Updated: Dec 7, 2020
The great economist, political theorist, and teacher Dr. Walter E. Williams, John M. Olin
Distinguished Professor of Economics at George Mason University, passed away on December 2, 2020. Although he was often described as an African American or Black conservative, Professor Williams’ teaching and commentary, anchored firmly in the classical economics of Milton Friedman, Friedrich Hayek, Ludwig von Mises, Frédéric Bastiat, and Henry Hazlitt, defied racial stereotyping.
It wasn't that Dr. Williams rejected his racial heritage, rather his thinking, writing and teaching transcended the easy use of race to explain economic phenomenon, concentrating instead on rigorously applying classical economic concepts to explain economic outcomes.
In a remembrance of Prof. Williams, his friend, student and colleague Peter Boettke, University Professor of Economics and Philosophy at George Mason University, wrote, “He sought truth in the human condition aided by the rigorous logic of economic reasoning and the discipline of the scientific method. Like his teachers, he was confronted with doubters for his analysis of the negative consequences of public policies designed to help the poor but that instead further disadvantaged them. He tried to get those doubters to see through received political rhetoric, to get them to study the world as it is, not the fanciful one they might imagine.”
Prof. Boettke recalled it was the great Milton Friedman who encouraged Williams to write about economics for popular audiences, and it was through his columns and popular media appearances that Prof. Williams became an icon of the conservative movement.
But his popular commentaries on economics, government policy and the deleterious effects of government policies on the economic advancement of poor people should not mask his serious economic research and scholarly books and journal articles.

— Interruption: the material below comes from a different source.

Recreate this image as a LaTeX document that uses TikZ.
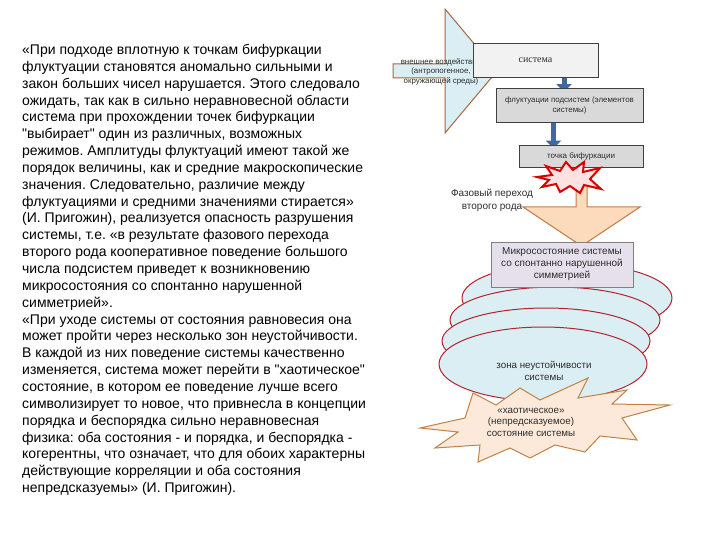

As Prof. Boettke noted, Dr. Williams “published 13 books. The State Against Blacks (1982), written in affiliation with the Manhattan Institute, and South Africa’s War Against Capitalism (1989) are his most powerful analytically. He also published dozens of academic papers in various professional journals and law reviews. These pieces challenge conventional wisdom, based on economic reasoning and weighing the evidence judiciously.”
Our friend Ken Blackwell, an associate of Prof. Williams at the Heritage Foundation and on the Policy Board of the American Constitutional Rights Union, said of Walter E. Williams, “there was no subject too hot for Walter in his quest to educate and encourage personal responsibility and a foundational understanding of freedom, from his brilliant 1998 book "The Historical Origin of Christianity" to the insightful 2011 treatise "Race and Economics."
Williams’ popular writings and columns in the Heritage Foundation’s Daily Signal and other outlets were eagerly anticipated not only for their rigorous analysis of the day’s political and cultural events, but also for the bon mots that made them entertaining as well as thought provoking.
One of his more memorable tweaks of the professional race grievance grifters was his “Proclamation of Amnesty and Pardon Granted to All Persons of European Descent.“
Whereas, Europeans kept my forebears in bondage some three centuries toiling without pay,
Whereas, Europeans ignored the human rights pledges of the Declaration of Independence and the United States Constitution,
Whereas, the Emancipation Proclamation, the Thirteenth and Fourteenth Amendments meant little more than empty words,
Therefore, Americans of European ancestry are guilty of great crimes against my ancestors and their progeny.
But, in the recognition Europeans themselves have been victims of various and sundry human rights violations to wit: the Norman Conquest, the Irish Potato Famine, Decline of the Hapsburg Dynasty, Napoleonic and Czarist adventurism, and gratuitous insults and speculations about the intelligence of Europeans of Polish descent,
I, Walter E. Williams, do declare full and general amnesty and pardon to all persons of European ancestry, for both their own grievances, and those of their forebears, against my people.
Therefore, from this day forward Americans of European ancestry can stand straight and proud knowing they are without guilt and thus obliged not to act like damn fools in their relationships with Americans of African ancestry.
George Mason University scrubbed the proclamation from its website, but you can find it here on FreeRepublic.com, and Prof. Williams continued to promote it in columns and articles which pointed out the deleterious effects of white guilt-inspired efforts to “fix” the impediments to the economic advancement of African Americans.
We join Ken Blackwell and Professor Williams’ thousands of students and millions of fans in mourning this lauded economist, academic, educator, and relentless defender of constitutional freedom as well as economic and individual liberty. He lit a path for every American seeking understanding of our founding and national values.